Но если приглядеться внимательнее, то противопоставление свободного человека и раба тоже не отличалось особой четкостью. Среди рабов - а число их в целом было совсем невелико - в зависимости от условий жизни выделялось несколько групп. Одна, употребляемая то на тяжелых домашних работах, то на тяжелых полевых, кормилась в доме хозяина или на его подворье. Их судьбой и было пребывать живым инвентарем, они официально числились движимым имуществом. Раб-держатель земли, напротив, имел свой собственный дом, жил трудами своих рук, имел право продавать в свою пользу избытки собранного урожая; он не зависел от хлеба господина, и господская рука дотягивалась до него только от случая к случаю. Хотя, безусловно, повинности его по отношению к владельцу господского двора были крайне тяжелыми. Но при этом нужно иметь в виду, что если юридически, на бумаге, эти повинности ограничивались изредка, то жизнь их ограничивала всегда.
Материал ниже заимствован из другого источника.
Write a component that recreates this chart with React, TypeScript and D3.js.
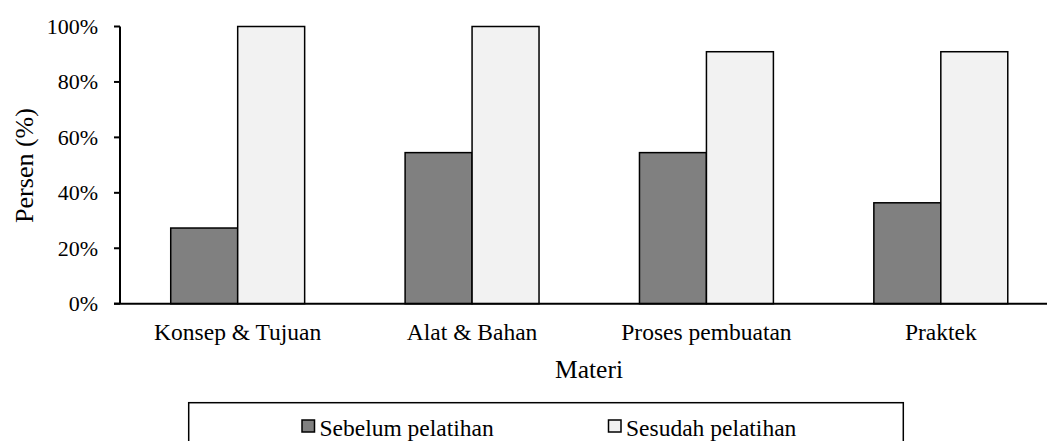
import React from "react";
import * as d3 from "d3";

const categories = ["Konsep & Tujuan", "Alat & Bahan", "Proses pembuatan", "Praktek"];
const seriesNames = ["Sebelum pelatihan", "Sesudah pelatihan"];
const sebelum = [27.3, 54.5, 54.5, 36.4];
const sesudah = [100, 100, 90.9, 90.9];
const yTicks = [0, 20, 40, 60, 80, 100];
const colors = ["#808080", "#f2f2f2"];

const W = 1047;
const H = 441;
const FONT = "'Liberation Serif', 'Times New Roman', serif";

export default function App() {
  const x0 = d3.scaleBand<string>().domain(categories).range([120.5, 1058]).paddingInner(0).paddingOuter(0);
  const bw = x0.bandwidth() / 3.5;
  const y = d3.scaleLinear().domain([0, 100]).range([303.7, 26.5]);
  const series = [sebelum, sesudah];
  const axisX = 120;

  return (
    <svg width={W} height={H} style={{ position: "absolute", left: 0, top: 0, background: "#fff" }} fontFamily={FONT}>
      {/* bars */}
      {series.map((vals, si) =>
        categories.map((c, i) => {
          const bx = (x0(c) as number) + bw * 0.75 + si * bw;
          return (
            <rect
              key={`${si}-${i}`}
              x={bx}
              y={y(vals[i])}
              width={bw}
              height={y(0) - y(vals[i])}
              fill={colors[si]}
              stroke="#000"
              strokeWidth={1.5}
            />
          );
        })
      )}
      {/* y axis */}
      <line x1={axisX} x2={axisX} y1={y(100)} y2={y(0)} stroke="#000" strokeWidth={2} />
      {yTicks.map((t) => (
        <g key={t}>
          <line x1={axisX - 6} x2={axisX} y1={y(t)} y2={y(t)} stroke="#000" strokeWidth={2} />
          <text x={98} y={y(t) + 7.5} textAnchor="end" fontSize={22} fill="#000">
            {t}%
          </text>
        </g>
      ))}
      {/* x axis */}
      <line x1={axisX - 6} x2={W} y1={y(0)} y2={y(0)} stroke="#000" strokeWidth={2} />
      {categories.map((c) => (
        <text key={c} x={(x0(c) as number) + x0.bandwidth() / 2} y={340} textAnchor="middle" fontSize={23.5} fill="#000">
          {c}
        </text>
      ))}
      {/* axis titles */}
      <text x={589} y={378.3} textAnchor="middle" fontSize={25.5} fill="#000">
        Materi
      </text>
      <text transform={`translate(33.3,165.5) rotate(-90)`} textAnchor="middle" fontSize={26} fill="#000">
        Persen (%)
      </text>
      {/* legend */}
      <rect x={188.7} y={402.7} width={903.3 - 188.7} height={60} fill="#fff" stroke="#000" strokeWidth={1.5} />
      {seriesNames.map((n, i) => {
        const lx = i === 0 ? 302 : 608.5;
        return (
          <g key={n}>
            <rect x={lx} y={420} width={12.5} height={12} fill={colors[i]} stroke="#000" strokeWidth={1.5} />
            <text x={lx + 17.5} y={436} fontSize={23.5} fill="#000">
              {n}
            </text>
          </g>
        );
      })}
    </svg>
  );
}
И хотя в отдельных описях значится, что слуга «должен делать всякую минуту то, что ему прикажут», на деле выгода диктовала хозяину необходимость предоставить каждому работнику возможность трудиться на своем наделе, иначе сам он лишался возможности получать с этих работников оброк. «Рабы с домом» жили, таким образом, жизнью, ничем не отличающейся от жизни других держателей-арендаторов, с которыми они часто роднились посредством браков, и мало-помалу по своему правовому статусу стали приближаться к этим держателям. Королевские суды стали признавать, что обязанности рабов определяет «земельный обычай» точно так же, как и обязанности крестьян. Само по себе это было вопиющим противоречием: рабство не могло предполагать никакой стабильности, оно означало произвол. Мы знаем, бывали случаи, когда рабы служили в дружинах верных, которыми окружали себя сеньоры. Авторитет воина, оказанное господином доверие, словом, то, что в капитуляриях зовется «честью вассала», обеспечивало таким рабам в обществе положение и возможности, несовместимые с рабством, и по этой причине короли в виде исключения разрешали им приносить клятву верности, какую приносили только по-настоящему свободные франки.